Our family was concerned about our safety and the level of modern conveniences in our lodging and elsewhere. We are repeatedly assured this is one of the safest towns in Mexico, and modern conveniences abound. Public restrooms are modern and spotless, stores and restaurants clean and well-kept. Our lodging is spacious, equipped with a large stove and oven, refrigerator with water dispenser, microwave, coffee maker, and toaster. The only kitchen appliance missing is a dishwasher. I suspect a lot of vacationers and part-time residents, including the owner of our place, do not cook a lot of multi-dish, multi-utensil meals. Restaurants are abundant and very reasonable.
A 3-1/2 hour food tour proved a vacation highlight. Walking a two-mile stretch of the city, we stopped at seven places for a taste of San Miguel - ceviche (uncooked, marinated fish) at a Peruvian restaurant, a pork dish prepared Yucatan-style at a second place, chicken enmoladas (tortillas, mole sauce) at a third restaurant, then ice cream at an outdoor stand. Tortilla soup, tequila, and dessert followed.

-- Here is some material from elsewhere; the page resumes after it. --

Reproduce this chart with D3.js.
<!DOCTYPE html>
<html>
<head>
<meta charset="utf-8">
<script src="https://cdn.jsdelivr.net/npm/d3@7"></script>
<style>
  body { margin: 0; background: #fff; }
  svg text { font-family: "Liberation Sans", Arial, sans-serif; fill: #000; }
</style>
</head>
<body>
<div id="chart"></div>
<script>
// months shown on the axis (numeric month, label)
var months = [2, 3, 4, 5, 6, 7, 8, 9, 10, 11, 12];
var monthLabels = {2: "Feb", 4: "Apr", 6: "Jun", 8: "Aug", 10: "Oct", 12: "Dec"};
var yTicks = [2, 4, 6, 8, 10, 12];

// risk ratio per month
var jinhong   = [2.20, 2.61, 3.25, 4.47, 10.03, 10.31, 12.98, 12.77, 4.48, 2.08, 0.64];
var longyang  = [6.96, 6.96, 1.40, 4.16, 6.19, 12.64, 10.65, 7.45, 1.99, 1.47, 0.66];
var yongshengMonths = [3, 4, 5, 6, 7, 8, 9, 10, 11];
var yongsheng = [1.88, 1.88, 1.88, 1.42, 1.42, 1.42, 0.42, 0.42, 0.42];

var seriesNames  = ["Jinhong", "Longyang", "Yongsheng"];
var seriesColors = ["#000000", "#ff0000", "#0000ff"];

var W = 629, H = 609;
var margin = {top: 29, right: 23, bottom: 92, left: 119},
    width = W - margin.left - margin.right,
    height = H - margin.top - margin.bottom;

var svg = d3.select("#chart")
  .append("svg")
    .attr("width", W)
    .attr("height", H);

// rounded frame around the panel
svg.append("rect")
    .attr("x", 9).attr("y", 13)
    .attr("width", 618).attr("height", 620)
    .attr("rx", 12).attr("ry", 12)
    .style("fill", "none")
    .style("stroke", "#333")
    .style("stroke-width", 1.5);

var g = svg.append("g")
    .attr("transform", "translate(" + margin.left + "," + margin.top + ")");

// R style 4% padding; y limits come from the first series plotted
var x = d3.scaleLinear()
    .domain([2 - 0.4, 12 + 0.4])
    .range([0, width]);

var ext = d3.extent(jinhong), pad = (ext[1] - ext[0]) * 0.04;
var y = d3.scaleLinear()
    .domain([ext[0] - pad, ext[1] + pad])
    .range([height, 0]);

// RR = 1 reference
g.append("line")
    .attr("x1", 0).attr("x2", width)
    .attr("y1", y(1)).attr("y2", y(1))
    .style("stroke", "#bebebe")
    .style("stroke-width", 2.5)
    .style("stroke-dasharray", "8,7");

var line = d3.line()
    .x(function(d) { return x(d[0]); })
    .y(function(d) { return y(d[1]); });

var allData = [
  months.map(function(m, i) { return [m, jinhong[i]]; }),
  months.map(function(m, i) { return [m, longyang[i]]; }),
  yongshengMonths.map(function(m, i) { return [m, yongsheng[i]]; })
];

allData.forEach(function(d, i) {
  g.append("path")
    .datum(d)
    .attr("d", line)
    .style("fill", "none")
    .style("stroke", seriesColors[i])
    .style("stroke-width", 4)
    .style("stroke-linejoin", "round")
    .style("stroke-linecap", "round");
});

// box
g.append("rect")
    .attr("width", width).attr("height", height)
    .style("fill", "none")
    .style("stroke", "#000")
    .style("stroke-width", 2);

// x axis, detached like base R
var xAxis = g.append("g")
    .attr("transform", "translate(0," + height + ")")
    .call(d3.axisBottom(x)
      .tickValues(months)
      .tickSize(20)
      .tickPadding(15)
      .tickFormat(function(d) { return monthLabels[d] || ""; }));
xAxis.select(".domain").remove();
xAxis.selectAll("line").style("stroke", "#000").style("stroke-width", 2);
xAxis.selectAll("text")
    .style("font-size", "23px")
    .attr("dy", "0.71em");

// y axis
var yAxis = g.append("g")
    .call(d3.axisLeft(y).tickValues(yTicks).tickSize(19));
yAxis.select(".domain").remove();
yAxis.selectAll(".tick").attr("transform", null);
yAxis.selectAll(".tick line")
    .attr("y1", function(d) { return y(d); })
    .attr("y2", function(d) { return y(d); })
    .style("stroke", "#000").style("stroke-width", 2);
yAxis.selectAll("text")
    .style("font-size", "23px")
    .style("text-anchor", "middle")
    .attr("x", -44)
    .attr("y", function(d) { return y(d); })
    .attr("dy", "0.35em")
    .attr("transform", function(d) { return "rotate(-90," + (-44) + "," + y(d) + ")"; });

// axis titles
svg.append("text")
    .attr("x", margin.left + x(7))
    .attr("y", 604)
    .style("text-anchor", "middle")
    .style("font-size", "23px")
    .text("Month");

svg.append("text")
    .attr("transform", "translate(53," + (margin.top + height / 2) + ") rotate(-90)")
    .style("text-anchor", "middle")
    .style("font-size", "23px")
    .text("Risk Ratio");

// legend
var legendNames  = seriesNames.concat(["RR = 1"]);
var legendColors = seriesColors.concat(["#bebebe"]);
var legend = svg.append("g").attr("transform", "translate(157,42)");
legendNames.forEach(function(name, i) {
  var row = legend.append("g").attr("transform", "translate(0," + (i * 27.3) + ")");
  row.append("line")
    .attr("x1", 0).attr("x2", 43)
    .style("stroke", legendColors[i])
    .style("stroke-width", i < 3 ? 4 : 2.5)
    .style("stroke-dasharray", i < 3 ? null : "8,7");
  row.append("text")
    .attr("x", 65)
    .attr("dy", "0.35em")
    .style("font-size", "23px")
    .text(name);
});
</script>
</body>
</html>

Our Taste of San Miguel tour group in front of La Cantina El Gato Negro, otherwise known as a tequila bar.
I am the short one.
We attended a Mexican regional cooking class, cutting vegetables, grinding ingredients together into a salsa and best of all - eating! Preparation is labor intensive, but the results worth the time and effort. But one cannot consider calories. The cream-based corn soup I am sure is a high-cal treat, and the baked apples contained a honey-based sauce and nuts. An occasional indulgence.
Fresh hand-ground salsa
Ruben, our cooking instructor.
James Beard said, "Food is our common ground, a universal experience." We are savoring local cuisine and foods, a step closer to understanding and appreciating a culture different from our own.